- Source code of charts -

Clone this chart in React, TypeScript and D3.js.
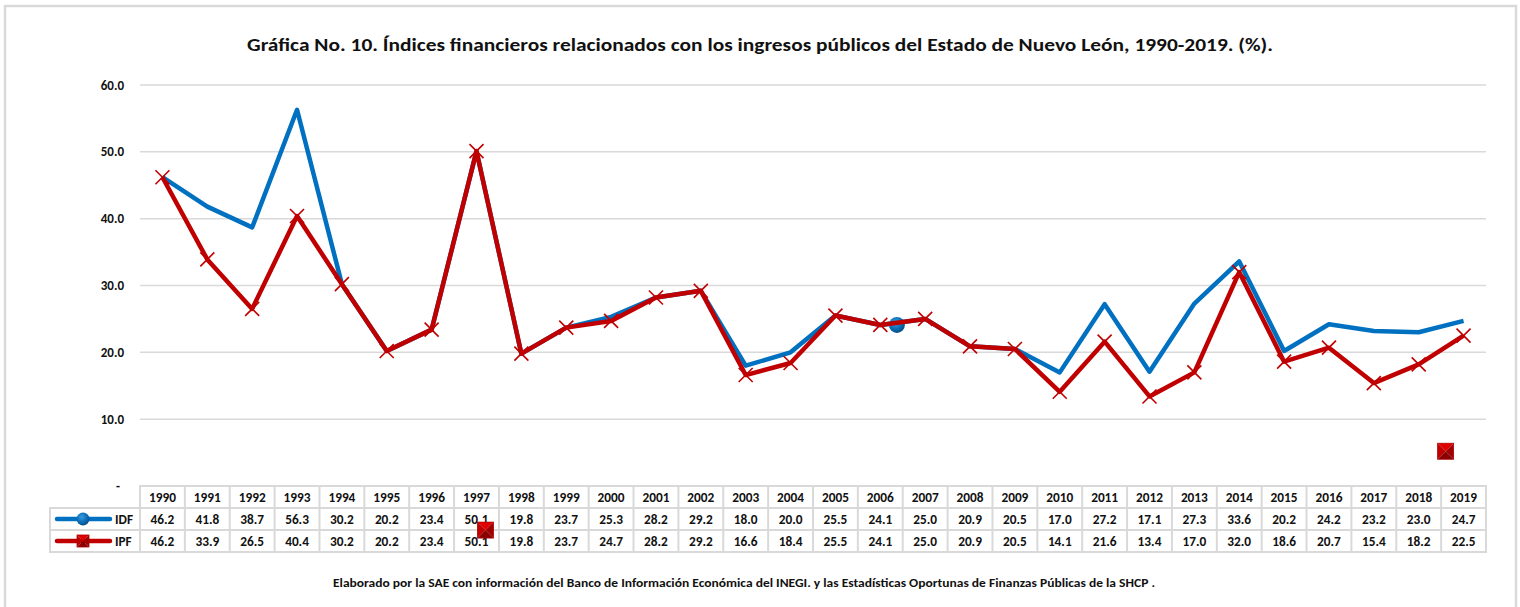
import React from "react";
import * as d3 from "d3";

const years = [1990,1991,1992,1993,1994,1995,1996,1997,1998,1999,2000,2001,2002,2003,2004,2005,2006,2007,2008,2009,2010,2011,2012,2013,2014,2015,2016,2017,2018,2019];
const idf = [46.2,41.8,38.7,56.3,30.2,20.2,23.4,50.1,19.8,23.7,25.3,28.2,29.2,18.0,20.0,25.5,24.1,25.0,20.9,20.5,17.0,27.2,17.1,27.3,33.6,20.2,24.2,23.2,23.0,24.7];
const ipf = [46.2,33.9,26.5,40.4,30.2,20.2,23.4,50.1,19.8,23.7,24.7,28.2,29.2,16.6,18.4,25.5,24.1,25.0,20.9,20.5,14.1,21.6,13.4,17.0,32.0,18.6,20.7,15.4,18.2,22.5];
const yTicks = [0,10,20,30,40,50,60];
// stray single markers visible in the original (position in year units, value)
const idfStrayMarkers = [{ year: 2006.37, value: 24.1 }];
const ipfStrayMarkers = [{ year: 1997.2, value: -6.6 }, { year: 2018.6, value: 5.2 }];

const title = "Gráfica No. 10. Índices financieros relacionados con los ingresos públicos del Estado de Nuevo León, 1990-2019. (%).";
const footer = "Elaborado por la SAE con información del Banco de Información Económica del INEGI. y las Estadísticas Oportunas de Finanzas Públicas de la SHCP .";

const FONT = "Carlito, Calibri, 'Liberation Sans Narrow', 'Arial Narrow', sans-serif";
const BLUE = "#0070C0";
const RED = "#C00000";
const GRID = "#d9d9d9";

export default function App() {
  const W = 1520, H = 607;
  const left = 140, right = 1486;
  const x = d3.scaleBand<number>().domain(years).range([left, right]);
  const bw = x.bandwidth();
  const cx = (yr: number) => (x(yr) as number) + bw / 2;
  const cxf = (yf: number) => left + (yf - years[0] + 0.5) * bw;
  const y = d3.scaleLinear().domain([0, 60]).range([486, 85]);
  const line = d3.line<number>().x((_, i) => cx(years[i])).y(d => y(d));
  const rowH = 22;
  const t0 = 486;
  const fs = 13.3;

  const xMark = (px: number, py: number, k: string) => (
    <g key={k} stroke={RED} strokeWidth={1.6}>
      <line x1={px - 7} y1={py - 7} x2={px + 7} y2={py + 7} />
      <line x1={px - 7} y1={py + 7} x2={px + 7} y2={py - 7} />
    </g>
  );
  const square = (px: number, py: number, k: string, s = 8) => (
    <g key={k}>
      <polygon points={`${px - s},${py - s} ${px + s},${py - s} ${px},${py}`} fill="#e00000" />
      <polygon points={`${px - s},${py - s} ${px - s},${py + s} ${px},${py}`} fill="#c00000" />
      <polygon points={`${px + s},${py - s} ${px + s},${py + s} ${px},${py}`} fill="#a00000" />
      <polygon points={`${px - s},${py + s} ${px + s},${py + s} ${px},${py}`} fill="#8a0000" />
      <rect x={px - s} y={py - s} width={2 * s} height={2 * s} fill="none" stroke="#b00000" strokeWidth={0.8} />
    </g>
  );
  const circle = (px: number, py: number, k: string, r = 8) => (
    <circle key={k} cx={px} cy={py} r={r} fill="url(#blueGrad)" />
  );

  return (
    <svg width={W} height={H} style={{ position: "absolute", left: 0, top: 0 }} fontFamily={FONT}>
      <defs>
        <radialGradient id="blueGrad" cx="40%" cy="35%" r="70%">
          <stop offset="0%" stopColor="#3a9ae0" />
          <stop offset="60%" stopColor="#0a6bb5" />
          <stop offset="100%" stopColor="#044a80" />
        </radialGradient>
      </defs>
      <rect x={0} y={0} width={W} height={H} fill="#fff" />
      <rect x={5} y={6} width={1511} height={610} fill="none" stroke={GRID} strokeWidth={2.5} />
      <text x={760} y={51} textAnchor="middle" fontSize={19} fontWeight="bold" fill="#111"
        textLength={1026} lengthAdjust="spacingAndGlyphs">{title}</text>

      {yTicks.filter(t => t > 0).map(t => (
        <line key={t} x1={left} x2={right} y1={y(t)} y2={y(t)} stroke={GRID} strokeWidth={1.5} />
      ))}
      {yTicks.map(t => (
        <text key={"l" + t} x={t === 0 ? 120 : 124} y={y(t) + 4.5} textAnchor="end" fontSize={13} fontWeight="bold" fill="#111">
          {t === 0 ? "-" : d3.format(".1f")(t)}
        </text>
      ))}

      {/* table */}
      <g stroke={GRID} strokeWidth={2} fill="none">
        <rect x={left} y={t0} width={right - left} height={rowH * 3} />
        <rect x={50} y={t0 + rowH} width={left - 50} height={rowH * 2} />
        <line x1={50} x2={right} y1={t0 + rowH} y2={t0 + rowH} />
        <line x1={50} x2={right} y1={t0 + 2 * rowH} y2={t0 + 2 * rowH} />
        {years.slice(1).map(yr => (
          <line key={yr} x1={x(yr)} x2={x(yr)} y1={t0} y2={t0 + 3 * rowH} />
        ))}
      </g>
      <g fontSize={fs} fontWeight="bold" fill="#111" textAnchor="middle">
        {years.map((yr, i) => (
          <g key={yr}>
            <text x={cx(yr)} y={t0 + 15.5}>{yr}</text>
            <text x={cx(yr)} y={t0 + rowH + 15.5}>{d3.format(".1f")(idf[i])}</text>
            <text x={cx(yr)} y={t0 + 2 * rowH + 15.5}>{d3.format(".1f")(ipf[i])}</text>
          </g>
        ))}
      </g>
      {/* legend keys */}
      <line x1={57} x2={110} y1={t0 + rowH * 1.5} y2={t0 + rowH * 1.5} stroke={BLUE} strokeWidth={4.5} strokeLinecap="round" />
      {circle(83, t0 + rowH * 1.5, "lc", 6.5)}
      <text x={115} y={t0 + rowH + 15.5} fontSize={fs} fontWeight="bold" fill="#111">IDF</text>
      <line x1={57} x2={110} y1={t0 + rowH * 2.5} y2={t0 + rowH * 2.5} stroke={RED} strokeWidth={4.5} strokeLinecap="round" />
      {square(83, t0 + rowH * 2.5, "ls", 6)}
      <text x={115} y={t0 + 2 * rowH + 15.5} fontSize={fs} fontWeight="bold" fill="#111">IPF</text>

      {/* series */}
      <path d={line(idf) as string} fill="none" stroke={BLUE} strokeWidth={4.5} strokeLinejoin="round" />
      {idfStrayMarkers.map((m, i) => circle(cxf(m.year), y(m.value), "ic" + i))}
      <path d={line(ipf) as string} fill="none" stroke={RED} strokeWidth={4.5} strokeLinejoin="round" />
      {ipf.map((v, i) => xMark(cx(years[i]), y(v), "x" + i))}
      {ipfStrayMarkers.map((m, i) => square(cxf(m.year), y(m.value), "sq" + i))}

      <text x={744} y={587} textAnchor="middle" fontSize={12} fontWeight="bold" fill="#111"
        textLength={822} lengthAdjust="spacingAndGlyphs">{footer}</text>
    </svg>
  );
}
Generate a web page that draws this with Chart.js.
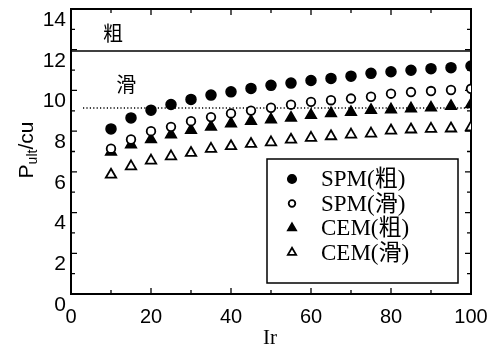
<!DOCTYPE html>
<html>
<head>
<meta charset="utf-8">
<script src="https://cdn.jsdelivr.net/npm/chart.js@4/dist/chart.umd.min.js"></script>
<style>
  html, body { margin: 0; padding: 0; background: #fff; }
  #wrap { width: 501px; height: 352px; }
</style>
</head>
<body>
<div id="wrap"><canvas id="c" width="501" height="352"></canvas></div>
<script>
// Rigidity index Ir and normalised ultimate pressure P_ult/cu
const irValues   = [10, 15, 20, 25, 30, 35, 40, 45, 50, 55, 60, 65, 70, 75, 80, 85, 90, 95, 100];
const spmRough   = [8.11, 8.65, 9.03, 9.31, 9.56, 9.77, 9.93, 10.10, 10.25, 10.36, 10.49, 10.59, 10.70, 10.84, 10.92, 10.99, 11.07, 11.12, 11.20];
const spmSmooth  = [7.14, 7.59, 8.00, 8.21, 8.49, 8.69, 8.87, 9.01, 9.15, 9.30, 9.44, 9.52, 9.60, 9.69, 9.84, 9.92, 9.97, 10.02, 10.08];
const cemRough   = [6.98, 7.34, 7.59, 7.83, 8.05, 8.21, 8.37, 8.49, 8.57, 8.65, 8.78, 8.87, 8.93, 9.03, 9.06, 9.11, 9.15, 9.23, 9.31];
const cemSmooth  = [5.86, 6.27, 6.55, 6.76, 6.93, 7.13, 7.26, 7.37, 7.45, 7.58, 7.67, 7.75, 7.83, 7.88, 8.03, 8.08, 8.11, 8.13, 8.19];

// Plasticity limits for rough / smooth pile interface
const roughLimit  = 11.94;
const smoothLimit = 9.14;
const roughLineX  = [0, 100];
const smoothLineX = [3, 100];

const seriesNames = ['SPM(粗)', 'SPM(滑)', 'CEM(粗)', 'CEM(滑)'];
const noteTexts = ['粗', '滑'];
const noteX     = [10.5, 13.8];
const noteY     = [12.8, 10.28];

const xTickValues = [0, 20, 40, 60, 80, 100];
const yTickValues = [0, 2, 4, 6, 8, 10, 12, 14];

const toPts = (xs, ys) => xs.map((v, i) => ({ x: v, y: ys[i] }));
const SANS = '"Liberation Sans", Arial, sans-serif';
const SERIF = '"Liberation Serif", "Times New Roman", "Noto Sans CJK SC", serif';
const CJK = '"Noto Sans CJK SC", sans-serif';

const markerSets = [
  { data: spmRough,  pointStyle: 'circle',   radius: 5,   fill: '#000', border: 1.5, legendRadius: 4.3 },
  { data: spmSmooth, pointStyle: 'circle',   radius: 4.3, fill: '#fff', border: 1.8, legendRadius: 3.3 },
  { data: cemRough,  pointStyle: 'triangle', radius: 6.2, fill: '#000', border: 1.5, legendRadius: 5 },
  { data: cemSmooth, pointStyle: 'triangle', radius: 6,   fill: '#fff', border: 1.8, legendRadius: 4.8 }
];

const datasets = markerSets.map((m, i) => ({
  label: seriesNames[i],
  data: toPts(irValues, m.data),
  showLine: false,
  pointStyle: m.pointStyle,
  pointRadius: m.radius,
  pointBackgroundColor: m.fill,
  pointBorderColor: '#000',
  pointBorderWidth: m.border,
  legendRadius: m.legendRadius,
  inLegend: true
}));

datasets.push({
  label: 'rough limit',
  data: roughLineX.map(v => ({ x: v, y: roughLimit })),
  showLine: true, borderColor: '#000', borderWidth: 1.6, pointRadius: 0, inLegend: false
});
datasets.push({
  label: 'smooth limit',
  data: smoothLineX.map(v => ({ x: v, y: smoothLimit })),
  showLine: true, borderColor: '#000', borderWidth: 1.4, borderDash: [1.2, 2.2], pointRadius: 0, inLegend: false
});

// Box frame with inward ticks on all four sides
const framePlugin = {
  id: 'frame',
  beforeDatasetsDraw(chart) {
    const { ctx, chartArea: a, scales: { x, y } } = chart;
    ctx.save();
    ctx.strokeStyle = '#000';
    ctx.lineWidth = 2;
    ctx.strokeRect(a.left, a.top, a.right - a.left, a.bottom - a.top);
    ctx.lineWidth = 1.3;
    ctx.beginPath();
    for (let v = 0; v <= 100; v += 10) {
      const px = x.getPixelForValue(v);
      const len = v % 20 === 0 ? 6 : 4;
      ctx.moveTo(px, a.bottom); ctx.lineTo(px, a.bottom - len);
      ctx.moveTo(px, a.top); ctx.lineTo(px, a.top + len);
    }
    for (let v = 0; v <= 14; v += 1) {
      const py = y.getPixelForValue(v);
      const len = v % 2 === 0 ? 6 : 4;
      ctx.moveTo(a.left, py); ctx.lineTo(a.left + len, py);
      ctx.moveTo(a.right, py); ctx.lineTo(a.right - len, py);
    }
    ctx.stroke();
    ctx.restore();
  }
};

// Text notes, boxed legend and axis titles
const overlayPlugin = {
  id: 'overlay',
  afterDraw(chart) {
    const { ctx, scales: { x, y } } = chart;
    ctx.save();
    ctx.fillStyle = '#000';
    ctx.textAlign = 'center';
    ctx.textBaseline = 'middle';
    ctx.font = '20px ' + CJK;
    noteTexts.forEach((t, i) => ctx.fillText(t, x.getPixelForValue(noteX[i]), y.getPixelForValue(noteY[i])));

    // legend
    const lx = 267, ly = 159, lw = 191, lh = 124;
    ctx.fillStyle = '#fff';
    ctx.fillRect(lx, ly, lw, lh);
    ctx.strokeStyle = '#000';
    ctx.lineWidth = 1.5;
    ctx.strokeRect(lx, ly, lw, lh);
    const rowY0 = 179, rowStep = 24.5;
    chart.data.datasets.filter(d => d.inLegend).forEach((d, i) => {
      const cy = rowY0 + i * rowStep;
      ctx.fillStyle = d.pointBackgroundColor;
      ctx.strokeStyle = '#000';
      ctx.lineWidth = d.pointBorderWidth;
      Chart.helpers.drawPoint(ctx, { pointStyle: d.pointStyle, radius: d.legendRadius, rotation: 0, borderWidth: d.pointBorderWidth }, 292, cy);
      ctx.fillStyle = '#000';
      ctx.textAlign = 'left';
      ctx.font = '23px ' + SERIF;
      ctx.fillText(d.label, 321, cy + 1);
    });

    // x title
    ctx.textAlign = 'center';
    ctx.font = '21px ' + SERIF;
    ctx.fillText('Ir', 270, 338);

    // y title with subscript
    ctx.translate(26, 150);
    ctx.rotate(-Math.PI / 2);
    const big = '21px ' + SANS, small = '14px ' + SANS;
    ctx.font = big; const wP = ctx.measureText('P').width; const wC = ctx.measureText('/cu').width;
    ctx.font = small; const wS = ctx.measureText('ult').width;
    let sx = -(wP + wS + wC) / 2;
    ctx.textAlign = 'left';
    ctx.textBaseline = 'alphabetic';
    ctx.font = big; ctx.fillText('P', sx, 7); sx += wP;
    ctx.font = small; ctx.fillText('ult', sx, 11); sx += wS;
    ctx.font = big; ctx.fillText('/cu', sx, 7);
    ctx.restore();
  }
};

new Chart(document.getElementById('c'), {
  type: 'scatter',
  data: { datasets },
  options: {
    responsive: false,
    animation: false,
    devicePixelRatio: 1,
    layout: { padding: { top: 9, right: 30, left: 0, bottom: 0 } },
    plugins: { legend: { display: false }, tooltip: { enabled: false } },
    scales: {
      x: {
        type: 'linear', min: 0, max: 100,
        grid: { display: false, drawTicks: false },
        border: { display: false },
        afterBuildTicks: s => { s.ticks = xTickValues.map(v => ({ value: v })); },
        afterFit: s => { s.height = 58; s.paddingLeft = 0; s.paddingRight = 0; },
        ticks: { color: '#000', padding: 11, maxRotation: 0, font: { family: SANS, size: 20 } }
      },
      y: {
        type: 'linear', min: 0, max: 14,
        grid: { display: false, drawTicks: false },
        border: { display: false },
        afterBuildTicks: s => { s.ticks = yTickValues.map(v => ({ value: v })); },
        afterFit: s => { s.width = 71; s.paddingTop = 0; s.paddingBottom = 0; },
        ticks: { color: '#000', padding: 5, labelOffset: 11, font: { family: SANS, size: 21 } }
      }
    }
  },
  plugins: [framePlugin, overlayPlugin]
});
</script>
</body>
</html>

- Task details -
Skip every picture and return the lines above from the top through the one that contains "import * as".

- The reply -
Clone this chart in React, TypeScript and D3.js.
import React from "react";
import * as d3 from "d3";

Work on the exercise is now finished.